Discussion over how to “split the bill” for looming road adaptations in the Keys earned center stage at the Monroe County Board of County Commissioners’ meeting on April 16.
From 2021 to 2023, a Roads Vulnerability Sea Level Rise Adaptation Study completed by the county identified and ranked 97 road areas for improvement by the year 2045, at a projected cost of $1.6 billion, to mitigate flooding due to rising sea levels. Of those 97 areas, 49 were recommended for completion by 2025 at a projected cost of $888 million – before accounting for rising costs since the original 2020 estimate.
Prior discussion of how to raise the monumental sum – including a public bond, sales tax increases, grants and loans – continued in last Wednesday’s preliminary proposal for discussion: a uniform $25,000 assessment per “billing unit” in areas identified for improvement to defray a portion of capital costs, plus established localized taxing districts to fund 100% of the operations and maintenance of each area’s road project.
The assessments drew heavy criticism from public commenters, most of whom were residents in areas with improvement projects already underway. Several took issue with what they felt was a lack of communication from county officials as rising costs, layers of environmental regulations and shifting funding sources changed the financial landscape of each project. Others said potential assessments would hurt property values and raise rents, potentially driving more of the Keys’ workforce out of the island chain with the significant tax increases.
Steve Miller, executive director of the Lower Keys Chamber of Commerce, told the commission that such an assessment in the Sands subdivision on Big Pine Key could be a tipping point for the Keys’ workforce.
“They’re the ones that are just getting by, a lot of them,” he said. “This is just going to be one more thing that’s going to be landing on top of them (and) pushing them away. And we’re losing more of this workforce all the time.”

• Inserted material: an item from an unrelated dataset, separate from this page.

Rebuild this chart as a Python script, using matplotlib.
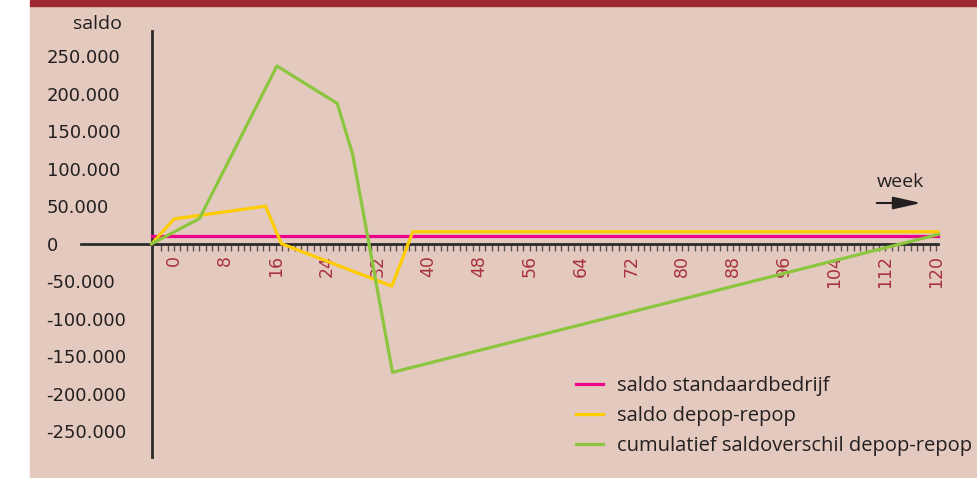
import matplotlib.pyplot as plt
from matplotlib.patches import Rectangle

# waarden (x in weken, y in euro)
weken_standaard = [-3.5, 120.3]
saldo_standaard = [10000, 10000]

weken_depop = [-3.5, 0, 14.4, 16.9, 34.3, 37.6, 120.3]
saldo_depop = [0, 33000, 50000, 0, -56500, 16000, 16000]

weken_cumulatief = [-3.5, 4, 16.2, 25.7, 28.1, 34.4, 120.4]
saldo_cumulatief = [0, 33500, 237000, 187000, 120000, -171500, 12500]

y_ticks = [250000, 200000, 150000, 100000, 50000, 0, -50000, -100000, -150000, -200000, -250000]
y_labels = ["250.000", "200.000", "150.000", "100.000", "50.000", "0",
            "-50.000", "-100.000", "-150.000", "-200.000", "-250.000"]
x_ticks = list(range(0, 121, 8))

namen = ["saldo standaardbedrijf", "saldo depop-repop", "cumulatief saldoverschil depop-repop"]

achtergrond = "#e3c9be"
donkerrood = "#9e2a32"
tekst = "#231f20"

plt.rcParams["font.family"] = ["Open Sans", "DejaVu Sans"]

W, H = 978, 478
fig = plt.figure(figsize=(W / 100, H / 100), dpi=100)
fig.patch.set_facecolor("white")
# vlak en rode balk bovenaan
fig.patches.append(Rectangle((30 / W, 0), 1 - 30 / W, 1 - 6 / H, transform=fig.transFigure,
                             color=achtergrond, zorder=-10))
fig.patches.append(Rectangle((30 / W, 1 - 6 / H), 1 - 30 / W, 6 / H, transform=fig.transFigure,
                             color=donkerrood, zorder=-10))

ax = fig.add_axes([81 / W, (H - 456.7) / H, (938 - 81) / W, 426 / H])
ax.set_zorder(2)
ax.set_facecolor("none")
ax.set_xlim(-14.65, 120.3)
ax.set_ylim(-284000, 284000)

ax.plot(weken_standaard, saldo_standaard, color="#ec008c", lw=2.3, zorder=3, clip_on=False, label=namen[0])
ax.plot(weken_depop, saldo_depop, color="#ffcc00", lw=2.3, zorder=3, clip_on=False, label=namen[1])
ax.plot(weken_cumulatief, saldo_cumulatief, color="#8cc63f", lw=2.3, zorder=3, clip_on=False, label=namen[2])

for s in ["top", "right"]:
    ax.spines[s].set_visible(False)
ax.spines["left"].set_position(("data", -3.46))
ax.spines["bottom"].set_position(("data", 0))
for s in ["left", "bottom"]:
    ax.spines[s].set_color("#2b2b2b")
    ax.spines[s].set_linewidth(2)

ax.set_yticks(y_ticks)
ax.set_yticklabels(y_labels, ha="left", fontsize=13, color=tekst, family="DejaVu Sans")
ax.tick_params(axis="y", length=0, pad=76)

ax.set_xticks(x_ticks)
ax.set_xticklabels([str(x) for x in x_ticks], rotation=90, fontsize=12.5, color="#a8323e",
                   family="DejaVu Sans")
ax.set_xticks([t for t in range(-2, 121) if t % 8 != 0], minor=True)
ax.tick_params(axis="x", which="both", direction="out", length=5, width=1, color="#5a5252", pad=3)

fig.text(122 / W, 1 - 24 / H, "saldo", ha="right", va="center", fontsize=14, color=tekst)
fig.text(900 / W, 1 - 182 / H, "week", ha="center", va="center", fontsize=14, color=tekst)
ax.annotate("", xy=(924, H - 203), xytext=(874, H - 203),
            xycoords="figure pixels", textcoords="figure pixels",
            arrowprops=dict(arrowstyle="-|>,head_length=1.7,head_width=0.38", color="#231f20", lw=1.5))

ax.legend(loc="upper left", bbox_to_anchor=(576 / W, 1 - 376 / H), bbox_transform=fig.transFigure,
          frameon=False, fontsize=14.5, handlelength=1.35, handletextpad=0.7, labelspacing=0.5,
          borderpad=0, borderaxespad=0, labelcolor=tekst)

fig.savefig("out.png", dpi=100)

County Administrator Christine Hurley told the commission that existing projects in Conch Key and the Sands and Twin Lakes subdivisions have “pretty much tapped out” the county’s capacity for funding available through its one cent infrastructure surtax. Hurley and multiple county commissioners reminded the audience that grant funding for projects requires a matching portion, and that recent deep cuts to state and federal grant funding could place future projects in even greater jeopardy without local financial backing. Chief Resilience Officer Rhonda Haag said that while grant funding is partially secured for a total of seven projects, there will still be a likely shortfall that Monroe County taxpayers will need to cover.

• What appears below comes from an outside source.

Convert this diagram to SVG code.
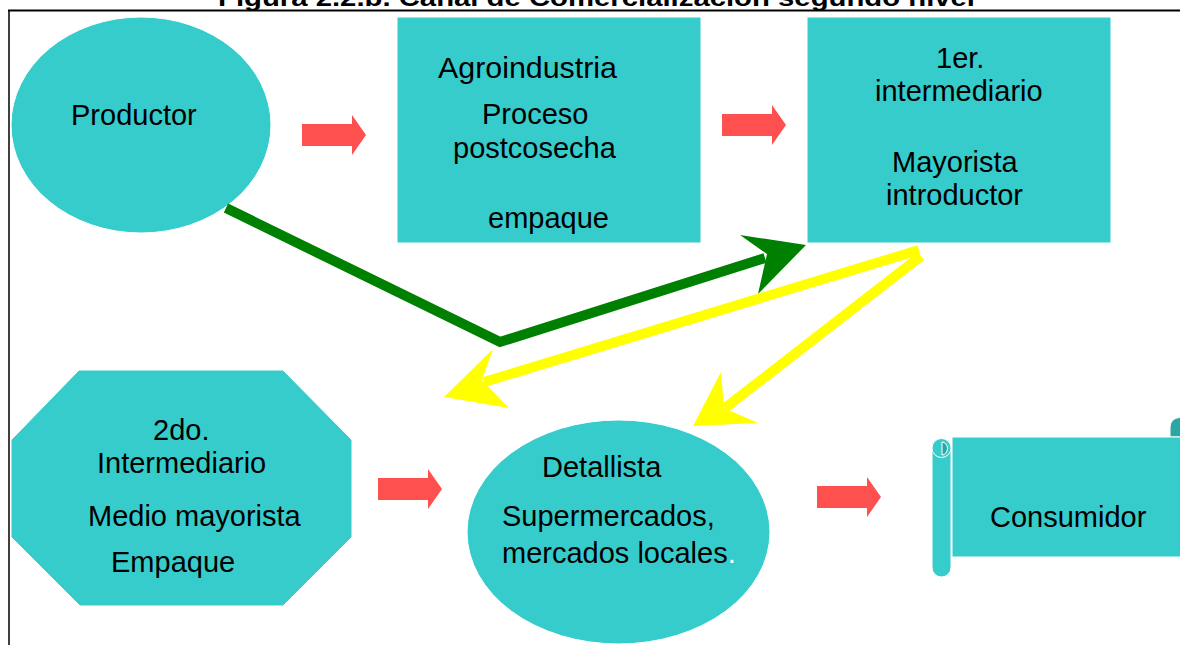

“What that means, and I want to be very clear about this … is unless we raise ad valorem taxes to pay for portions of these other projects, we cannot do the projects,” Hurley said. “None of us are happy about the discussions we’re having.”

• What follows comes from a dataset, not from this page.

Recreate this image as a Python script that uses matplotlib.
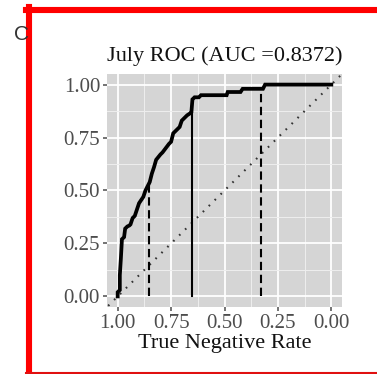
import numpy as np
import matplotlib
matplotlib.use("Agg")
from matplotlib import pyplot as plt
from matplotlib.lines import Line2D

# ROC curve (specificity, sensitivity)
spec = [1.00, 1.00, 0.99, 0.99, 0.985, 0.98, 0.97, 0.965, 0.955, 0.945,
        0.94, 0.93, 0.92, 0.91, 0.90, 0.89, 0.88, 0.87, 0.86, 0.85,
        0.84, 0.83, 0.82, 0.80, 0.79, 0.775, 0.76, 0.75, 0.74, 0.73,
        0.71, 0.70, 0.69, 0.675, 0.66, 0.655, 0.65, 0.64, 0.62, 0.61,
        0.49, 0.485, 0.425, 0.415, 0.32, 0.31, 0.00]
sens = [0.00, 0.02, 0.03, 0.10, 0.18, 0.27, 0.28, 0.32, 0.33, 0.335,
        0.34, 0.37, 0.38, 0.41, 0.44, 0.455, 0.47, 0.50, 0.52, 0.54,
        0.58, 0.61, 0.645, 0.67, 0.68, 0.70, 0.72, 0.73, 0.77, 0.78,
        0.80, 0.83, 0.84, 0.855, 0.865, 0.87, 0.93, 0.94, 0.94, 0.95,
        0.95, 0.965, 0.965, 0.98, 0.98, 1.00, 1.00]

# cut-off markers
cut_spec = [0.853, 0.65, 0.33]
cut_sens = [0.53, 0.93, 0.98]
cut_style = ['dashed', 'solid', 'dashed']

ticks = [1.00, 0.75, 0.50, 0.25, 0.00]
title = 'July ROC (AUC =0.8372)'
xlabel = 'True Negative Rate'

W, H = 377, 374
fig = plt.figure(figsize=(W/100, H/100), dpi=100)
ax = fig.add_axes([107/W, 1 - 307/H, 235/W, 233/H])

serif = ['Liberation Serif', 'DejaVu Serif']

ax.set_facecolor('#d5d5d5')
for s in ax.spines.values():
    s.set_visible(False)

ax.set_xlim(1.05, -0.05)
ax.set_ylim(-0.05, 1.05)
ax.set_xticks(ticks)
ax.set_yticks(ticks)
ax.set_xticks([0.875, 0.625, 0.375, 0.125], minor=True)
ax.set_yticks([0.875, 0.625, 0.375, 0.125], minor=True)
ax.set_xticklabels(['%.2f' % t for t in ticks])
ax.set_yticklabels(['%.2f' % t for t in ticks])
ax.grid(which='major', color='white', lw=1.3)
ax.grid(which='minor', color='#eeeeee', lw=0.7)
ax.set_axisbelow(True)
ax.tick_params(which='major', length=3, width=1.1, color='#4d4d4d',
               labelcolor='#4d4d4d', labelsize=15, pad=2)
ax.tick_params(which='minor', length=0)
for lab in ax.get_xticklabels() + ax.get_yticklabels():
    lab.set_family(serif)

# diagonal reference line
d = np.array([1.1, -0.1])
ax.plot(d, 1 - d, color='#333333', lw=1.5, linestyle=(0, (0.8, 3.2)))

for x, y, ls in zip(cut_spec, cut_sens, cut_style):
    if ls == 'dashed':
        ax.plot([x, x], [0, y], color='black', lw=1.5, dashes=(4, 2.2))
    else:
        ax.plot([x, x], [0, y], color='black', lw=1.5)

ax.plot(spec, sens, color='black', lw=2.7, solid_joinstyle='miter')

ax.set_title(title, family=serif, fontsize=16, color='#111111', pad=9)
ax.set_xlabel(xlabel, family=serif, fontsize=16, color='#111111', labelpad=1)

# panel letter and red frame
fig.text(14/W, 1 - 35/H, 'C', fontsize=15, color='#333333',
         family='Liberation Sans', va='center', ha='left')
fig.add_artist(Line2D([29/W, 29/W], [1 - 7/H, 1 - 374/H],
                      transform=fig.transFigure, color='#ff0000', lw=4.4))
fig.add_artist(Line2D([26/W, 1.0], [1 - 10/H, 1 - 10/H],
                      transform=fig.transFigure, color='#ff0000', lw=4.4))
fig.add_artist(Line2D([26/W, 1.0], [1 - 372.5/H, 1 - 372.5/H],
                      transform=fig.transFigure, color='#e01010', lw=1.5))

fig.savefig('out.png', dpi=100)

“I’m afraid that we’re looking at changing issues in our country, with less willingness to provide money than there is willingness to take and cut funding,” said commissioner David Rice. “It’s okay to say we don’t want to have this $25,000 per building unit collected, but that money still has to be paid. We don’t have the money, and maybe you (taxpayers) don’t have the money either. That leaves us one option (to abandon roads), and I think we’re going to be facing that issue.”
“We’re now at that philosophical question: Who is going to pay for this?” said Mayor Pro Tem Michelle Lincoln, who pledged to host a town hall meeting for Sands subdivision residents to discuss the impacts of the improvement projects. “It’s coming out of ad valorem taxes; is it going to come from one specific neighborhood that’s receiving a benefit, or is the entire county going to pay for these projects that may only benefit a few?”
“I don’t know if we’re quite there on making a decision on how we move forward,” said commissioner Holly Raschein. “I do appreciate that we do need to have a community process and a consistent process.”
“Sea level rise is continuing,” said Mayor Jim Scholl. “We don’t want to be just rearranging the deck chairs on the Titanic. Somewhere there’s got to be a balance of what the investment is going to be, what the return on the investment is going to be, and whether there are alternatives when we’re done with pilot projects.”
No formal action was taken on the proposal, with discussions set to continue at future commission meetings.